The good weather and the expectation for viewing beautiful autumn leaves increased the number of visitors in the Inokashira Park on the last weekend. The Inokashira Park is a popular destination for cherry blossom viewing. However, autumn leaves enchant people as well.
The Inokashira Park opened in 1917 as the first public park of Tokyo in its suburbs. The center of the Inokashira Park is its spring. The spring water creates a pond and flows into Kanda-gawa. Kanda-gawa, strengthened with a few other tributes including Zenpukuji-gawa, served since the 17th century as the first water system of Edo. Of course the people in the Edo period were not the first who used the clear spring water in Inokashira.
Inokashira Benzaiten, a small temple dedicated to Benzaiten, goddess for water and music, was probably established in the 10th century. There are also several dozens of remains of Neolithic houses and even some relics from the Paleolithic period in this area. This means that this area had traditionally favorable conditions as habitat.
People can rent on the Inokashira Pond either usual rowing boats or swan-style pedal boats. On this evening nearly all boats were rent out till dusk. The Pond is surrounded by cherry trees and the Park is awfully crowded in the cherry blossom season with viewers. Young dating couples are the majority in this part of the Park. There are also musicians and performers on the open spaces and surrounded by many onlookers and listeners. We can sense here the atmosphere of Kichijoji. Kichijoji is in fact just next door and the alley leading to the Kichijoji station from the Park is filled with shops and restaurants appealing to young people.
There is also an area for small children in the Park: a zoo. The Inokashira Park Zoo is divided into two sections and the one on the small "peninsula" of the pond is used for birds and fishes. The main section of the Zoo exists in the western part of the Park.
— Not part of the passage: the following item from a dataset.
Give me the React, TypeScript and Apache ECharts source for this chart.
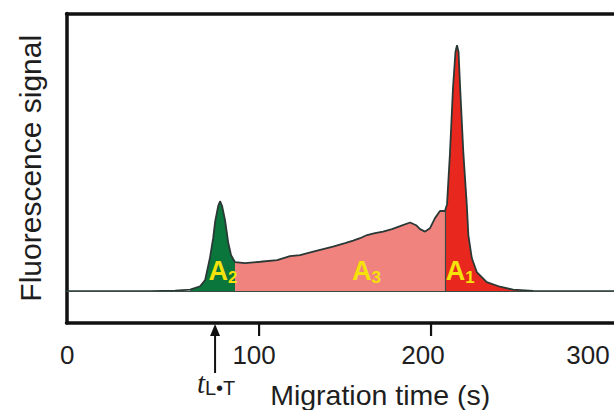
import React, { useEffect, useRef } from "react";
import * as echarts from "echarts";

// Migration time (s) and fluorescence signal (arbitrary units, main peak ≈ 100)
const migrationTime = [
  -12, 36.6, 51.2, 59.9, 65.7, 68.6, 71.5, 73.3, 74.4, 76.2, 77.3, 78.5, 80.2, 82, 83.7, 86,
  91.9, 100.6, 110.5, 118, 123.8, 132.6, 143, 150, 154.7, 158.7, 162.8, 167.4, 172.1, 177.3,
  182, 187.8, 191.3, 193.6, 196.5, 199.4, 202.3, 205.2, 208.1, 209.3, 211, 212.8, 214.2,
  215.1, 216, 216.9, 218.8, 220.8, 221.7, 223.7, 226.6, 232.4, 240.1, 247.7, 259.3, 306.4,
];
const signal = [
  0, 0, 0.2, 0.6, 2.0, 4.5, 13.9, 21.6, 28.2, 34.7, 36.7, 34.7, 29, 20, 14.7, 11.8,
  11.4, 12, 12.7, 14.3, 14.7, 16.3, 18.2, 19.6, 20.6, 21.6, 22.9, 23.7, 24.3, 25.3,
  26.5, 28, 26.9, 25.3, 24.3, 25.7, 29.8, 32.7, 32.7, 35.5, 56.3, 83.3, 97.6,
  100.4, 97.6, 83.3, 56.3, 35.1, 22.9, 13.5, 7.8, 3.7, 1.8, 0.6, 0.1, 0,
];

// Integration regions: A2 (green), A3 (pink), A1 (red)
const regionNames = ["A2", "A3", "A1"];
const regionStart = [55, 86, 208.1];
const regionEnd = [86, 208.1, 259.3];
const regionColors = ["#0a763c", "#f1837f", "#e8281e"];

// Region labels (data coordinates of label centres)
const labelSub = ["2", "3", "1"];
const labelT = [79, 162.5, 217];
const labelY = [8.4, 8.4, 8.4];

// Axis ticks
const xTickLabels = [0, 100, 200, 300];
const xTickMarks = [100, 200];
const tLT = 74.4; // arrow marking t_L•T

// style: horizontal nudge (px) of each tick label, as in the hand-made original
const labelNudge = [-20, -5, -8, -15];

const X_MIN = -12;
const X_MAX = 306.4;
const Y_MIN = -13;
const Y_MAX = 113.3;
const FONT = '"Liberation Sans", Arial, Helvetica, sans-serif';
const FRAME = { color: "#111", width: 3.5 };

export default function App() {
  const ref = useRef<HTMLDivElement>(null);
  useEffect(() => {
    if (!ref.current) return;
    const chart = echarts.init(ref.current, undefined, { renderer: "svg" });
    const curve = migrationTime.map((t, i) => [t, signal[i]]);

    const areaSeries = regionNames.map((name, k) => ({
      name,
      type: "line",
      data: curve.filter((p) => p[0] >= regionStart[k] && p[0] <= regionEnd[k]),
      showSymbol: false,
      symbol: "none",
      lineStyle: { width: 0 },
      areaStyle: { color: regionColors[k], opacity: 1 },
      z: 1,
    }));

    chart.setOption({
      animation: false,
      backgroundColor: "#ffffff",
      grid: { left: 66.5, top: 13.5, right: 0, bottom: 87, show: false, containLabel: false, outerBoundsMode: "none" },
      xAxis: [
        {
          type: "value",
          min: X_MIN,
          max: X_MAX,
          position: "bottom",
          name: "Migration time (s)",
          nameLocation: "middle",
          nameGap: 57,
          nameTextStyle: { fontSize: 28.5, fontFamily: FONT, color: "#1e1e1e", padding: [0, 0, 0, 80] },
          axisLine: { show: true, onZero: false, lineStyle: FRAME },
          splitLine: { show: false },
          axisTick: { show: true, inside: false, customValues: xTickMarks.slice(), length: 12, lineStyle: { color: "#111", width: 2 } },
          axisLabel: { show: false },
        },
        {
          type: "value",
          min: X_MIN,
          max: X_MAX,
          position: "top",
          axisLine: { show: true, onZero: false, lineStyle: FRAME },
          axisTick: { show: false },
          axisLabel: { show: false },
          splitLine: { show: false },
        },
      ],
      yAxis: {
        type: "value",
        min: Y_MIN,
        max: Y_MAX,
        name: "Fluorescence signal",
        nameLocation: "middle",
        nameGap: 21,
        nameTextStyle: { fontSize: 30, fontFamily: FONT, color: "#1e1e1e" },
        axisLine: { show: true, onZero: false, lineStyle: FRAME },
        axisTick: { show: false },
        axisLabel: { show: false },
        splitLine: { show: false },
      },
      series: [
        ...areaSeries,
        {
          name: "signal",
          type: "line",
          data: curve,
          showSymbol: false,
          symbol: "none",
          lineStyle: { color: "#2a3936", width: 1.8 },
          z: 3,
          markLine: {
            silent: true,
            symbol: "none",
            label: { show: false },
            lineStyle: { color: "#3a4a44", width: 1.2, type: "solid" },
            data: [
              [{ coord: [regionStart[2], 0] }, { coord: [regionStart[2], signal[migrationTime.indexOf(regionStart[2])]] }],
              [{ coord: [X_MIN, 0] }, { coord: [X_MAX, 0] }],
            ],
          },
          markPoint: {
            symbol: "circle",
            symbolSize: 0,
            silent: true,
            data: labelT.map((t, i) => ({ coord: [t, labelY[i]], value: labelSub[i] })),
            label: {
              show: true,
              position: "inside",
              formatter: (p: any) => `{a|A}{s|${p.value}}`,
              rich: {
                a: { fontSize: 27, fontWeight: "bold", fontFamily: FONT, color: "#f4e20a", lineHeight: 30, verticalAlign: "middle" },
                s: { fontSize: 17, fontWeight: "bold", fontFamily: FONT, color: "#f4e20a", lineHeight: 30, verticalAlign: "bottom" },
              },
            },
          },
        },
      ],
    });

    const toPx = (t: number, y: number) => chart.convertToPixel({ gridIndex: 0 }, [t, y]) as number[];
    const [ax, axisY] = toPx(tLT, Y_MIN);

    const tickGraphics = xTickMarks.map((v) => {
      const [px, py] = toPx(v, Y_MIN);
      return {
        type: "polygon",
        z: 1000,
        shape: { points: [[px - 1.1, py], [px + 1.1, py], [px + 1.1, py + 13], [px - 1.1, py + 13]] },
        style: { fill: "#111" },
      };
    });

    const labelGraphics = xTickLabels.map((v, i) => {
      const [px, py] = toPx(v, Y_MIN);
      return {
        type: "text",
        x: px + labelNudge[i],
        y: py + 32,
        style: {
          text: String(v),
          align: "center",
          verticalAlign: "middle",
          fontSize: 26,
          fontFamily: FONT,
          fill: "#1e1e1e",
        },
      };
    });

    chart.setOption({
      graphic: [
        ...labelGraphics,
        { type: "line", z: 100, shape: { x1: ax, y1: 373, x2: ax, y2: 332 }, style: { stroke: "#111", lineWidth: 2 } },
        { type: "polygon", z: 100, shape: { points: [[ax, axisY + 1], [ax - 5, axisY + 13], [ax + 5, axisY + 13]] }, style: { fill: "#111" } },
        {
          type: "text",
          x: ax + 1,
          y: 383,
          style: {
            text: "{t|t}{s|L•T}",
            align: "center",
            verticalAlign: "middle",
            rich: {
              t: { fontSize: 29, fontStyle: "italic", fontFamily: '"Liberation Serif", "Times New Roman", serif', fill: "#1e1e1e", lineHeight: 30, verticalAlign: "middle" },
              s: { fontSize: 20, fontFamily: FONT, fill: "#1e1e1e", lineHeight: 30, verticalAlign: "bottom" },
            },
          },
        },
        ...tickGraphics,
      ],
    });

    return () => chart.dispose();
  }, []);
  return <div ref={ref} style={{ position: "absolute", left: 0, top: 0, width: 614, height: 410 }} />;
}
I used to take my small daughter to the Zoo when she was a small girl. She was not much willing to hold guinea pigs in the "touch corner". The same corner still exists and attracts small children. The only large animal in the zoo is the elephant "Hanako". As in other zoos in Japan, large animals were disposed in the Inokashira Zoo during WWII because of the lack of feed. Hanako came to Japan from Thailand in 1947 as an envoy for peace. She was originally called "Onesie", but inherited the name "Hanako" from the elephant that had been disposed during the war. When she came to Japan she was two years old and now she is well over 60 years old, one of the oldest elephants living in Japan.
In the east-most corner of the Park there is a museum of Kitamura Seibo (1884-1987). Seibo is a famous and influential sculptor. He is famous in Japan for his creation of Peace Statue in Nagasaki. The prototype of the statue was made in his atelier which existed in the Inokashira Park. I wonder why it was possible for an artist to rent a land in a public park for his atelier. Anyhow, he had his atelier in the Inokashira Park since 1953 till the end of his life and developed the idea of the Peace Statue. I was rather enchanted by this "Mother in her young days". Maybe he recalled his own mother keeping him in her back. When he made this statute in 1984 when he was 100 years old.